Learning About Vintage

It amazes me how popular old baseball cards are today.  I don't mean 1960s old.  I mean 1910s old.  Cards featuring players that may have never played a televised inning.  The players on early 20th century tobacco cards had to deal with opponents like Ty Cobb or unruly fans that enjoyed throwing rotten apples at rival players.

Those were harsh times.  Those little tobacco cards from that era fetch some good money at card shows in 2013.  When I was at the SoCal Baseball Expo on Friday, several folks were asking vintage dealers for old tobacco cards.  I didn't just over hear one or two guys asking.  I really mean that several fellows of varying ages asking for these types of cards.

I thought that was interesting and am glad that people love baseball history.  Baseball isn't just a game, it is a learning experience.  Someday, I will pick up some real tobacco minis when I learn more about them.  I need to learn more about the players from the first couple decades of the 20th century, learn the sets names, and know price ranges.  I also need to get some info on how to tell if a 1910 tobacco card is a fake.  This may be info that I need.

If anyone is an expert in collecting these cards, please leave me an email or a comment.  I will even take some answers from people that just think that they are experts.

A vintage vendor dude, had a box of cards labeled as new arrivals.  He stated that these were cards that he had just received and didn't sort them out by year yet.  The 5000 count box was filled with vintage goodness from the 40s-70s.

This Hank Greenberg really caught my eye.  I had never seen a card from this set before.  A fellow collector was sitting next to me.  As I was paying for my stack of cards, he noticed the Greenberg.  I asked him if he knew anything about this card.  I just knew the guy must be a vintage expert.  He brought reading glasses, a magnifying glass, and a briefcase.  This dude was legit.

Well anyways, he said it was from a set that came with a book.  The set is referred to as the 1961 Golden Press set.  These cards were a page in the book and had perforated edges for kids to rip them out.  The briefcase collector added that the set included all Hall of Fame players and was fairly cheap to put together.

I looked around online and found that the only cards from this set they may get pricey are the Ty Cobb and Babe Ruth.  Not sure, if I will go for the whole set, but I will try to look out for some more singles from the Golden Press.

I have a lot to learn about the older card sets.  I know way too much about card sets of 2012 and I am not sure any of that information will be useful in 50 years.    


Carl Crawford Cards said...

I have a Golden Press Charles Bender.
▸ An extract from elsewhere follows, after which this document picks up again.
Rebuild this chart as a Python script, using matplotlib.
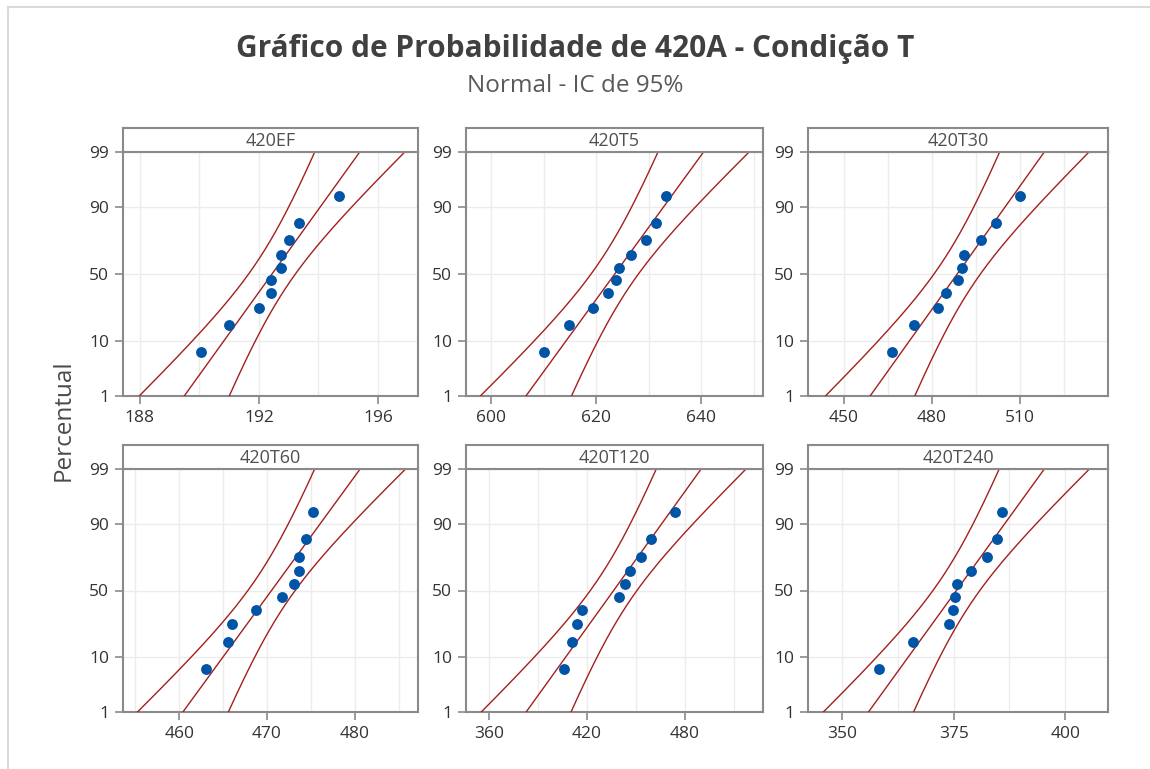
import matplotlib
matplotlib.use("Agg")
import matplotlib.pyplot as plt
from matplotlib.lines import Line2D
import numpy as np
from statistics import NormalDist

plt.rcParams["font.family"] = ["Open Sans", "DejaVu Sans"]

# Amostras (n = 10 por condição)
amostras = ["420EF", "420T5", "420T30", "420T60", "420T120", "420T240"]
valores_420EF = [190.05, 191.0, 192.0, 192.4, 192.4, 192.75, 192.75, 193.0, 193.35, 194.7]
valores_420T5 = [610.0, 614.9, 619.4, 622.2, 623.7, 624.4, 626.7, 629.4, 631.3, 633.2]
valores_420T30 = [466.5, 473.9, 482.2, 484.9, 488.8, 490.2, 491.0, 496.8, 501.7, 509.8]
valores_420T60 = [463.0, 465.6, 466.0, 468.8, 471.7, 473.1, 473.6, 473.6, 474.5, 475.25]
valores_420T120 = [406.1, 411.0, 413.7, 417.1, 439.5, 443.1, 446.6, 452.8, 458.9, 473.9]
valores_420T240 = [358.3, 365.9, 373.9, 374.85, 375.4, 375.8, 378.9, 382.5, 384.8, 385.8]
dados = [valores_420EF, valores_420T5, valores_420T30,
         valores_420T60, valores_420T120, valores_420T240]

# Escalas do eixo x de cada painel
limites_x = [(187.44, 197.34), (595.2, 651.75), (437.9, 539.8),
             (453.6, 487.2), (345.7, 527.9), (342.4, 409.55)]
ticks_x = [[188, 192, 196], [600, 620, 640], [450, 480, 510],
           [460, 470, 480], [360, 420, 480], [350, 375, 400]]
passo_grade = [2, 10, 15, 5, 30, 12.5]

percentuais = [1, 10, 50, 90, 99]
nivel_ic = 0.95

nd = NormalDist()
zq = nd.inv_cdf

W, H = 1150, 769
fig = plt.figure(figsize=(W / 100, H / 100), dpi=100)
fig.patch.set_facecolor("white")

# moldura clara (esquerda e topo)
fig.add_artist(Line2D([8 / W, 8 / W], [0, 1 - 7 / H], color="#dadada", lw=1.5))
fig.add_artist(Line2D([8 / W, 1], [1 - 7 / H, 1 - 7 / H], color="#dadada", lw=1.5))

fig.text(0.5, 1 - 49 / H, "Gráfico de Probabilidade de 420A - Condição T",
         ha="center", va="center", fontsize=21.5, fontweight="bold", color="#404040")
fig.text(0.5, 1 - 86 / H, "Normal - IC de 95%", ha="center", va="center",
         fontsize=17.5, color="#5a5a5a")
fig.text(64 / W, 1 - 420 / H, "Percentual", rotation=90, ha="center", va="center",
         fontsize=17.5, color="#4a4a4a")

col_x = [(123, 418), (466, 763), (808, 1108)]
row_y = [(152, 396), (469, 712)]
strip_h = 24

cor_eixo = "#8a8a8a"
cor_linha = "#a3201f"
cor_ponto = "#0054a6"

z_lo, z_hi = zq(0.01), zq(0.99)
zc = NormalDist().inv_cdf(0.5 + nivel_ic / 2)

for k, (nome, vals) in enumerate(zip(amostras, dados)):
    r, c = divmod(k, 3)
    x0, x1 = col_x[c]
    yt, yb = row_y[r]
    ax = fig.add_axes([x0 / W, 1 - yb / H, (x1 - x0) / W, (yb - yt) / H])

    x = np.sort(np.array(vals, dtype=float))
    n = len(x)
    pos = (np.arange(1, n + 1) - 0.3) / (n + 0.4)
    zpts = np.array([zq(p) for p in pos])
    mu = x.mean()
    s = x.std(ddof=1)

    zg = np.linspace(z_lo, z_hi, 300)
    ajuste = mu + s * zg
    se = s * np.sqrt(1.0 / n + zg ** 2 / (2.0 * n))
    ax.plot(ajuste, zg, color=cor_linha, lw=1.0, zorder=3)
    ax.plot(ajuste - zc * se, zg, color=cor_linha, lw=1.0, zorder=3)
    ax.plot(ajuste + zc * se, zg, color=cor_linha, lw=1.0, zorder=3)
    ax.plot(x, zpts, "o", color=cor_ponto, ms=6.8, mec=cor_ponto, zorder=4)

    ax.set_xlim(*limites_x[k])
    ax.set_ylim(z_lo, z_hi)
    ax.set_yticks([zq(p / 100) for p in percentuais])
    ax.set_yticklabels([str(p) for p in percentuais])
    ax.set_xticks(ticks_x[k])
    ax.set_xticklabels([str(t) for t in ticks_x[k]])

    lo, hi = limites_x[k]
    st = passo_grade[k]
    g = np.arange(np.ceil(lo / st) * st, hi, st)
    for gv in g:
        ax.axvline(gv, color="#ececec", lw=1.0, zorder=0)
    for p in percentuais[1:-1]:
        ax.axhline(zq(p / 100), color="#ececec", lw=1.0, zorder=0)

    for sp in ax.spines.values():
        sp.set_color(cor_eixo)
        sp.set_linewidth(1.5)
    ax.tick_params(axis="both", direction="out", length=6, width=1.2,
                   color=cor_eixo, labelsize=12.5, labelcolor="#333333", pad=4)

    sax = fig.add_axes([x0 / W, 1 - yt / H, (x1 - x0) / W, strip_h / H])
    sax.set_xticks([])
    sax.set_yticks([])
    for sp in sax.spines.values():
        sp.set_color(cor_eixo)
        sp.set_linewidth(1.5)
    sax.text(0.5, 0.45, nome, ha="center", va="center", fontsize=13,
             color="#505050", transform=sax.transAxes)

fig.savefig("out.png", dpi=100)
It seems like a cool set!

Michael Chase said...

There's a lot I need to learn of Vintage too. It's definitely not my area. A little too high end for my liking but appreciate and respect vintage, just the same.

Dhoff said...

I dig that Golden Press set, and that Greenberg is the one card I really want from that set. I'll be on the lookout for my own.
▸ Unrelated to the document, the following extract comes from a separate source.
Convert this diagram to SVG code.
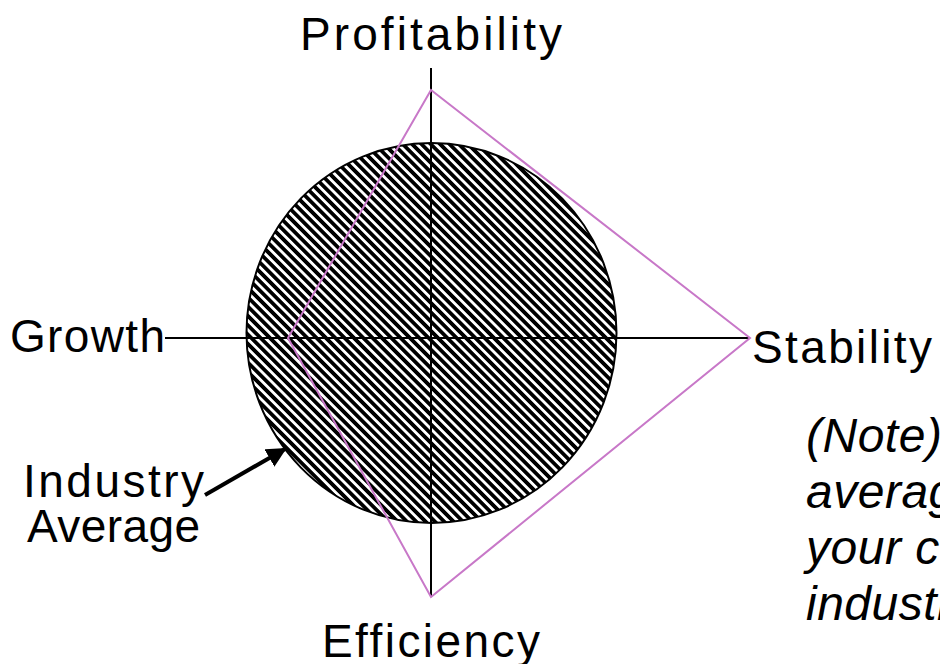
<svg xmlns="http://www.w3.org/2000/svg" width="940" height="664" viewBox="0 0 940 664">
<style>
.lbl{font-family:"Liberation Sans",Arial,sans-serif;font-size:46px;fill:#000}
.note{font-family:"Liberation Sans",Arial,sans-serif;font-size:48px;font-style:italic;fill:#000;letter-spacing:0.5px}
.axis{stroke:#000;stroke-width:2;fill:none}
.radar{stroke:#c878c8;stroke-width:2;fill:none;stroke-linejoin:miter}
</style>
<defs>
<pattern id="hatch" patternUnits="userSpaceOnUse" width="6.6" height="6.6" patternTransform="rotate(45)">
<rect x="0" y="0" width="6.6" height="6.6" fill="#fff"/>
<rect x="0" y="0" width="6.6" height="3.4" fill="#000" shape-rendering="crispEdges"/>
</pattern>
<marker id="ah" markerWidth="5" markerHeight="5" refX="4.5" refY="2.5" orient="auto" markerUnits="strokeWidth">
<path d="M0,0 L5,2.5 L0,5 Z" fill="#000"/>
</marker>
</defs>
<rect width="940" height="664" fill="#fff"/>
<g id="industry-average">
<ellipse cx="431.5" cy="333" rx="185" ry="190" fill="url(#hatch)" stroke="#000" stroke-width="2"/>
</g>
<g id="connectors">
<line class="axis" x1="431" y1="68" x2="431" y2="597"/>
<line class="axis" x1="165" y1="338" x2="750" y2="338" stroke-width="1.8"/>
<polygon class="radar" points="431,90 750,338 431,597 288,338"/>
<line x1="205" y1="495" x2="285" y2="449" stroke="#000" stroke-width="4" marker-end="url(#ah)"/>
</g>
<g id="profitability"><text class="lbl" x="300" y="50" textLength="262" lengthAdjust="spacing">Profitability</text></g>
<g id="growth"><text class="lbl" x="10" y="352" textLength="155" lengthAdjust="spacing">Growth</text></g>
<g id="stability"><text class="lbl" x="752" y="363" textLength="180" lengthAdjust="spacing">Stability</text></g>
<g id="efficiency"><text class="lbl" x="322" y="657" textLength="218" lengthAdjust="spacing">Efficiency</text></g>
<g id="industry-label">
<text class="lbl" x="23" y="497" textLength="181" lengthAdjust="spacing">Industry</text>
<text class="lbl" x="27" y="542" textLength="173" lengthAdjust="spacing">Average</text>
</g>
<g id="note">
<text class="note" x="806" y="452">(Note) Industry</text>
<text class="note" x="806" y="508">average</text>
<text class="note" x="806" y="564">your customer</text>
<text class="note" x="806" y="620">industry</text>
</g>
</svg>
With vintage, I seek out the low-end deal. If someone wants $10-$15 for a no-name baseball player tobacoo card that's beat to hell with dinged corners and a hole punched through it, it's probably legit. Seeking poor condition cards makes for a good way to play it safe and still get to enjoy vintage. But that's just me.

Ernest Reyes said...

Yeah, Golden Press cards. They actually came in uncut perforated sheets in a little book. If I remember correctly, they had 6 cards per page,and some of the cards are actually on the front and back cover of the book. There are 33 cards total in the set.

Potch said...

I haven't seen anything from that set. That's a great looking Greenberg.

Potch said...

Pardon, but how is the card stock? Just curious. Many thanks.

Anonymous said...

This is a really great post and I couldn't agree more. The cards from that era hold big time appeal, but there's also some nightmare stories out there about collectors getting misled into making bad buys, trades, whatever.

Honestly, I know nothing about cards from this era, aside from some names and visual layout and design themes used that was also shared with various popular Americana themes of the day. That shared, I found this book enjoyable, though not totally enlightening, "The T206 Collection: The Players & Their Stories." Of course, "The Card," by O'Keefe, is also a great read about the Honus Wagner storyline. "The Glory of Their Times: The Story of the Early Days of Baseball Told by the Men Who Played It," is promising.

Above, Dhoff nailed it and I agree completely. Vintage cards can be the card collectors playground of the wealthy. Until, that is, you put "poor" into the search.

Poor condition it is, and the collection grows!

That's a beauty Greenberg card, by the way.